Вспоминаю, как тридцатилетний боксер из Ташкента, в красном пиджаке, в те времена — мой охранник, из угла кабинета застенчиво спросил:
— Хороший спектакль идет в театре сегодня?
— «Хармс», — ответил я.
— А можно я ненадолго отлучусь, взгляну? Я никогда в театре не был.
— Как, вообще?
— Ну да.
Я не выдал своих чувств. До тридцати лет не был! Откуда же они его взяли? Прямо из колонии?
— Идите, Андрей, ничего не случится.
Но он и после не мог угомониться со своей жаждой знаний во всех сферах. Даже согласился быть посредником между мной и чужими, если уступлю
Его начальство узнало об этом раньше меня, и я сам видел кровавое пятно на стене в комнате первого этажа.
В это время мой тогдашний директор, сообразительная женщина и, как думалось, мой старый друг, сдала доставшийся нам голодовкой небольшой ресторан при театре. На бумаге — за копейки, на деле — совсем за другие деньги, двум молодым людям — мужу и жене, своей безусловной красотой сразу заслужившим полное мое доверие.
Согласие, царившее между ними, никакой кровавой развязки не предвещало. Я по-прежнему плевать хотел на мировой порядок. Оба из Театра на Таганке. Она бывший коммерческий директор, он ведущий актер. Директриса утверждала, что зарплату нам по-прежнему будет чем платить…
Я уволил мою подругу директрису, только когда обо всем догадался. И, оставшись один с новыми неразрешимыми заботами, стал шататься по саду вокруг особнячка, умоляя особнячок простить меня за это непреднамеренное предательство.
Вдруг вспомнил о бульдоге, который в мое долгое отсутствие безмерно скучал и, увидев меня, открывавшего дверь, вдруг неожиданно для всех совершил такой кульбит, что еще долго лежал на спине, ожидая, когда мы придем в себя, потрясенные.
Вот и я, не задумываясь, пригласил ту самую красавицу арендаторшу, обманувшую меня, стать директором театра. Я решил таким образом вернуть часть украденных денег — пусть возьмет ответственность на себя.

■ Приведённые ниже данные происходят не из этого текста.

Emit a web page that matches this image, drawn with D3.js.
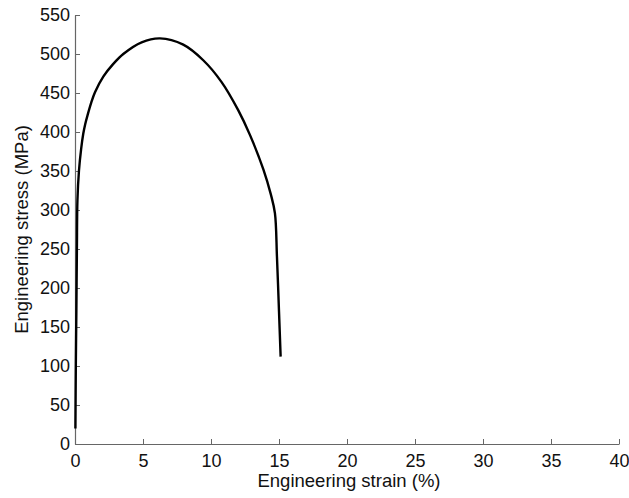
<!DOCTYPE html>
<html>
<head>
<meta charset="utf-8">
<script src="https://cdn.jsdelivr.net/npm/d3@7"></script>
<style>
  body { margin: 0; background: #fff; }
  text { font-family: "Liberation Sans", Arial, sans-serif; fill: #111; }
</style>
</head>
<body>
<div id="chart"></div>
<script>
// engineering strain (%) and engineering stress (MPa)
var strain = [0.03, 0.06, 0.10, 0.14, 0.18, 0.29, 0.45, 0.61, 0.75, 0.93, 1.2, 1.47, 2.08, 2.8, 3.55, 4.9, 6.25, 7.96, 9.43, 10.78, 12.0, 12.87, 13.85, 14.4, 14.7, 14.85, 15.0, 15.12];
var stress = [20, 100, 170, 250, 313, 350, 378, 398, 410, 422, 438, 451, 471, 487, 500, 515, 520, 512, 492, 464, 428, 396, 352, 320, 296, 240, 170, 112];
var xTicks = [0, 5, 10, 15, 20, 25, 30, 35, 40];
var yTicks = [0, 50, 100, 150, 200, 250, 300, 350, 400, 450, 500, 550];

var width = 629;
var height = 498;
var plotLeft = 75, plotRight = 619, plotTop = 15, plotBottom = 444;

var svg = d3.select("#chart").append("svg")
	.attr("width", width)
	.attr("height", height);

var x = d3.scaleLinear().domain([0, 40]).range([plotLeft, plotRight]);
var y = d3.scaleLinear().domain([0, 550]).range([plotBottom, plotTop]);

//axes with inward ticks, no box
var xAxis = svg.append("g")
	.attr("transform", "translate(0," + plotBottom + ")")
	.call(d3.axisBottom(x).tickValues(xTicks).tickSizeInner(-5).tickSizeOuter(0).tickPadding(10));
var yAxis = svg.append("g")
	.attr("transform", "translate(" + plotLeft + ",0)")
	.call(d3.axisLeft(y).tickValues(yTicks).tickSizeInner(-5).tickSizeOuter(0).tickPadding(5));

[xAxis, yAxis].forEach(function(a)
{
	a.select(".domain").attr("stroke", "#666").attr("stroke-width", 1.2);
	a.selectAll(".tick line").attr("stroke", "#666").attr("stroke-width", 1);
	a.selectAll(".tick text").style("font-size", "18px").attr("fill", "#111");
});

//axis titles
svg.append("text")
	.attr("x", (plotLeft + plotRight) / 2 + 2)
	.attr("y", 487)
	.attr("text-anchor", "middle")
	.style("font-size", "18.5px")
	.text("Engineering strain (%)");

svg.append("text")
	.attr("transform", "translate(28," + (plotTop + plotBottom) / 2 + ") rotate(-90)")
	.attr("text-anchor", "middle")
	.style("font-size", "18.5px")
	.text("Engineering stress (MPa)");

//stress-strain curve
var points = strain.map(function(s, i) { return [s, stress[i]]; });
var line = d3.line()
	.x(function(d) { return x(d[0]); })
	.y(function(d) { return y(d[1]); })
	.curve(d3.curveCatmullRom.alpha(0.5));

svg.append("path")
	.datum(points)
	.attr("d", line)
	.attr("fill", "none")
	.attr("stroke", "#000")
	.attr("stroke-width", 2.4)
	.attr("stroke-linejoin", "round");
</script>
</body>
</html>
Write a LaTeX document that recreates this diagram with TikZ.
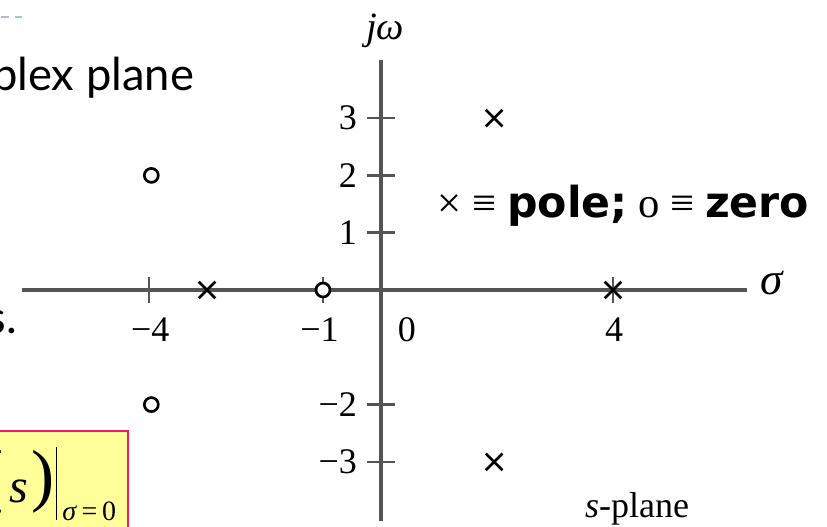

Из каких-то своих стратегических соображений она согласилась.
— Ну вы и жук, — с интересом разглядывая меня, сказала красавица.
Ресторан за эти годы преуспел и назывался по имени моего спектакля «Парижская жизнь». Какие смерчи прошли мимо, какие страсти, какие угрозы, пока мы танцевали на сцене.
Не дожидаясь, когда мы станем придатком клуба, я добровольно попросился под его крыло. Опасное решение и в этот раз спасло меня — появились деньги на «Ким-танго».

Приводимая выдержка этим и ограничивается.